++++ Supplied material ++++
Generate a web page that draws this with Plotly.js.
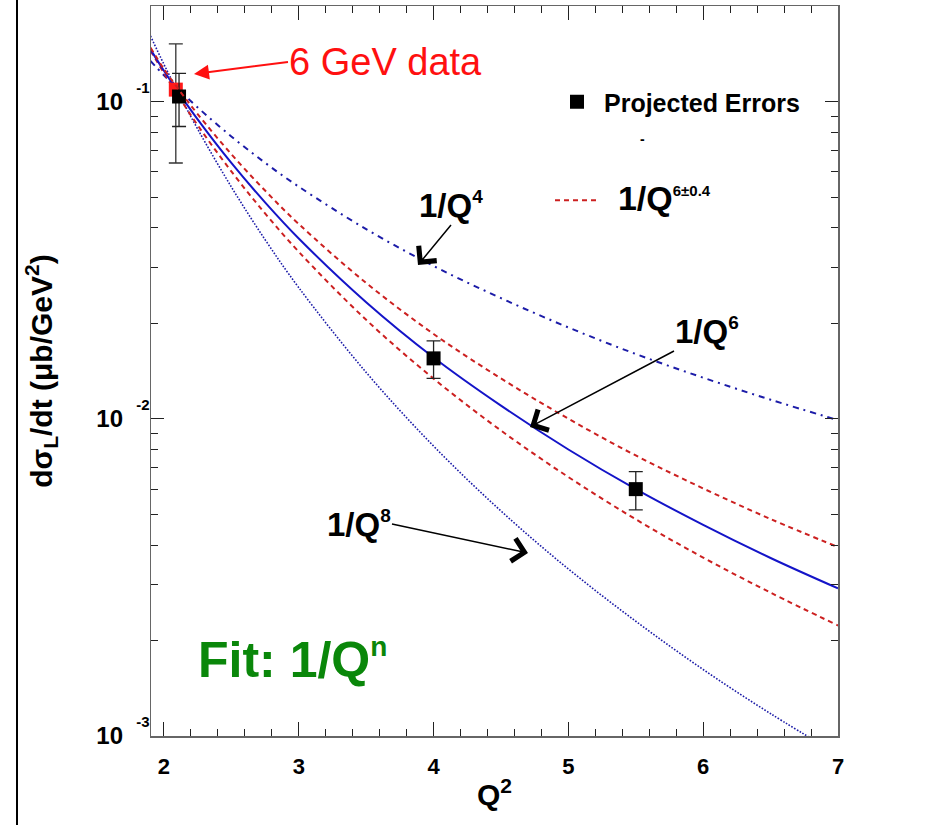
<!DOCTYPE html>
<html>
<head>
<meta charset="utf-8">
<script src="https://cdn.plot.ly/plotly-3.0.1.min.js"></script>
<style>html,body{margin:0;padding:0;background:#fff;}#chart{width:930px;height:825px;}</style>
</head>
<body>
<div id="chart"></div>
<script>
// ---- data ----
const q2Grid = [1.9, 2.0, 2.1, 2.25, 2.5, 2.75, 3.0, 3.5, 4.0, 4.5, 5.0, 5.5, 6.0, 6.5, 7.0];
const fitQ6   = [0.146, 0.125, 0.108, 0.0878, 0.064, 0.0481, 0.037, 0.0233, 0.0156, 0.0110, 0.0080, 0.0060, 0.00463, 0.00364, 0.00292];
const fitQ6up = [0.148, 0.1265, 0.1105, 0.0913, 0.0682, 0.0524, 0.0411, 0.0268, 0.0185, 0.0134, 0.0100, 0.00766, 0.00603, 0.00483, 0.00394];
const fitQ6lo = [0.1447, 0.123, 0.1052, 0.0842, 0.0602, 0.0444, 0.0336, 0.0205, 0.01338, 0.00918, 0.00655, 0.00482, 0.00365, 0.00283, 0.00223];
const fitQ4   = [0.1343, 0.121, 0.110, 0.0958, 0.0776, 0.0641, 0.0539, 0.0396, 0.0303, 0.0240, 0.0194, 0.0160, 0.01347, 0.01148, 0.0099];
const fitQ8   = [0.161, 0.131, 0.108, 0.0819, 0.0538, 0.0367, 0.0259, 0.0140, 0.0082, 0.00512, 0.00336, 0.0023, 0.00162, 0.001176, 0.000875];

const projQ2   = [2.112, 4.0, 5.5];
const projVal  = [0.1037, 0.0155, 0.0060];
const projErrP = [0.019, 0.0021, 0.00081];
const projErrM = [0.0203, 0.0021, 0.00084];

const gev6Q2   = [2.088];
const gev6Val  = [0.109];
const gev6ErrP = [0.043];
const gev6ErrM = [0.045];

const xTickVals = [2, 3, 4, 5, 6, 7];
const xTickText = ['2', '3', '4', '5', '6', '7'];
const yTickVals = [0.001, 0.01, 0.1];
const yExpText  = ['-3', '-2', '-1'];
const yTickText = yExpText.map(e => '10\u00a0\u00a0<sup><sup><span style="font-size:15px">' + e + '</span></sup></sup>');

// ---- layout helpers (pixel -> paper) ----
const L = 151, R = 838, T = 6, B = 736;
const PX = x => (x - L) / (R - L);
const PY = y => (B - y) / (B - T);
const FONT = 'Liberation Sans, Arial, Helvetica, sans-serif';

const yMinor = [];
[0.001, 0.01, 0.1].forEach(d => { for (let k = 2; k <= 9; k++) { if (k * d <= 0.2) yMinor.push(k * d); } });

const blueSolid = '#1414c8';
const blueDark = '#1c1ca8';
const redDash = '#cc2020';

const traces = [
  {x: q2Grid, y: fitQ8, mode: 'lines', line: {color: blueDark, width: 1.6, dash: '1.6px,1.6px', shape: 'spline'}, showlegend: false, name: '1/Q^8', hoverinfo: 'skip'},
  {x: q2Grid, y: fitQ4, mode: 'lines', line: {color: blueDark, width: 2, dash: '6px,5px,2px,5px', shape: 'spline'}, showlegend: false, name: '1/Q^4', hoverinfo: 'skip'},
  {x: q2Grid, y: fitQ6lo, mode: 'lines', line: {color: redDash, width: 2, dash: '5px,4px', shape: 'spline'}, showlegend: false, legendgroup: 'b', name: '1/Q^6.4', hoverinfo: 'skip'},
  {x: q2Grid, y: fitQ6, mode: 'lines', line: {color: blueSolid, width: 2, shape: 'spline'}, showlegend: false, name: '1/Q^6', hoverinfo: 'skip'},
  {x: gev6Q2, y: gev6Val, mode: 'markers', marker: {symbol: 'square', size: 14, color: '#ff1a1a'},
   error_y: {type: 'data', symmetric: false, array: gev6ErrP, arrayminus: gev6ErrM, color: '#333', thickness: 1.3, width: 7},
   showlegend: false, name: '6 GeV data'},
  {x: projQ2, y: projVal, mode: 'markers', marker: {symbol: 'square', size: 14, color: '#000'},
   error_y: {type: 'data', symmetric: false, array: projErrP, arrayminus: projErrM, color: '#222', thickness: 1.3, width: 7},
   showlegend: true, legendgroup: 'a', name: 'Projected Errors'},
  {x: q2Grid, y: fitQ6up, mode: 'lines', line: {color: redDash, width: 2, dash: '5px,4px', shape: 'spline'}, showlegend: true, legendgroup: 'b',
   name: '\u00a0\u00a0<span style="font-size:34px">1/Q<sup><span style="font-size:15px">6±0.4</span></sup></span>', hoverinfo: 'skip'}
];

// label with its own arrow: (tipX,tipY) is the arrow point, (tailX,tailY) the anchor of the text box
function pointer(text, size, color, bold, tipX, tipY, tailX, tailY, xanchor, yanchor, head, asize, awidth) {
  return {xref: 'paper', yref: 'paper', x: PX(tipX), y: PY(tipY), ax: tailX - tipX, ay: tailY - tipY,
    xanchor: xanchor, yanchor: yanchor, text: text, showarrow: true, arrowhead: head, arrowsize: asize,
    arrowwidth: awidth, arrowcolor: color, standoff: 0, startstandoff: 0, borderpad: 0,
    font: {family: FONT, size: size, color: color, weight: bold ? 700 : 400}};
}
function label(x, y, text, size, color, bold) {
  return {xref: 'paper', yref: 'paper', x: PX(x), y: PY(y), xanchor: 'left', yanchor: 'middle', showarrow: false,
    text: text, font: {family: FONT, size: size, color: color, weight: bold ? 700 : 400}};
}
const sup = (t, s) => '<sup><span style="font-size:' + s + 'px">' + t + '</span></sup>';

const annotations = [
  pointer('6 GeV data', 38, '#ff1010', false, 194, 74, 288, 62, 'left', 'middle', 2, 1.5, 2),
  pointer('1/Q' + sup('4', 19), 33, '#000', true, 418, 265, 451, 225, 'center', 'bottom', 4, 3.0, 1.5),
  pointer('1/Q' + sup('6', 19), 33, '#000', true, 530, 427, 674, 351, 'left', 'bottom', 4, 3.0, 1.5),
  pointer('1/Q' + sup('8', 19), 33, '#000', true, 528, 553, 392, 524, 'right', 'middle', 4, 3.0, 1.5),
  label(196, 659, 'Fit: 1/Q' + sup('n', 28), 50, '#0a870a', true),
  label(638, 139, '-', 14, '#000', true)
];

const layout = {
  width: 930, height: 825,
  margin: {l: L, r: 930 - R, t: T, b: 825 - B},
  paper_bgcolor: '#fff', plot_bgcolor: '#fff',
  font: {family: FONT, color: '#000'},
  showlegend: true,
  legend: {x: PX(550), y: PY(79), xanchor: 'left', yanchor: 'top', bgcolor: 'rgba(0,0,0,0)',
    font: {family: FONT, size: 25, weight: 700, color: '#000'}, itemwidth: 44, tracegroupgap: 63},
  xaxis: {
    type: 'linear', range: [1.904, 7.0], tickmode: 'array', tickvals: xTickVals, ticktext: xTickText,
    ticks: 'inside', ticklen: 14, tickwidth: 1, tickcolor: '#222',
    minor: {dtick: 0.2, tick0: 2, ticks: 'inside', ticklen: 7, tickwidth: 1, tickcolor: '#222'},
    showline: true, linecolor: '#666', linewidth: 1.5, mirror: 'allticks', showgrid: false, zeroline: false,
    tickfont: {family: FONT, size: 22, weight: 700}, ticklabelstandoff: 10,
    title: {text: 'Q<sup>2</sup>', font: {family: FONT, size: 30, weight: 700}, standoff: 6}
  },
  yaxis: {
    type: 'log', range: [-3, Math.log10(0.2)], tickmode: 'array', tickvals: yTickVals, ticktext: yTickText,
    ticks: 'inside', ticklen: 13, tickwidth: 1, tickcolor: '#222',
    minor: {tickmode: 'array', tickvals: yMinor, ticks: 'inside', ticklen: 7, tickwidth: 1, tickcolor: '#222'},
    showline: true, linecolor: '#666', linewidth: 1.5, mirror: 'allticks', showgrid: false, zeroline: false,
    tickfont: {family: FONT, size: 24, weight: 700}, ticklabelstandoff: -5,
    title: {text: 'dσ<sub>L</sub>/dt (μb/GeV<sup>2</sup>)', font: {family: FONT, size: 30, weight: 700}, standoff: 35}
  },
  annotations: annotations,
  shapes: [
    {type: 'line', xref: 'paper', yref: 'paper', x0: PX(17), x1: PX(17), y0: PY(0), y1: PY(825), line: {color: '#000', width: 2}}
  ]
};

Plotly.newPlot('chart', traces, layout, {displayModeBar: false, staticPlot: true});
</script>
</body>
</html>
++++
## What you should do
Calculate how many lines of the material include the string "with", and state that number by itself.

## Answer for this exercise
2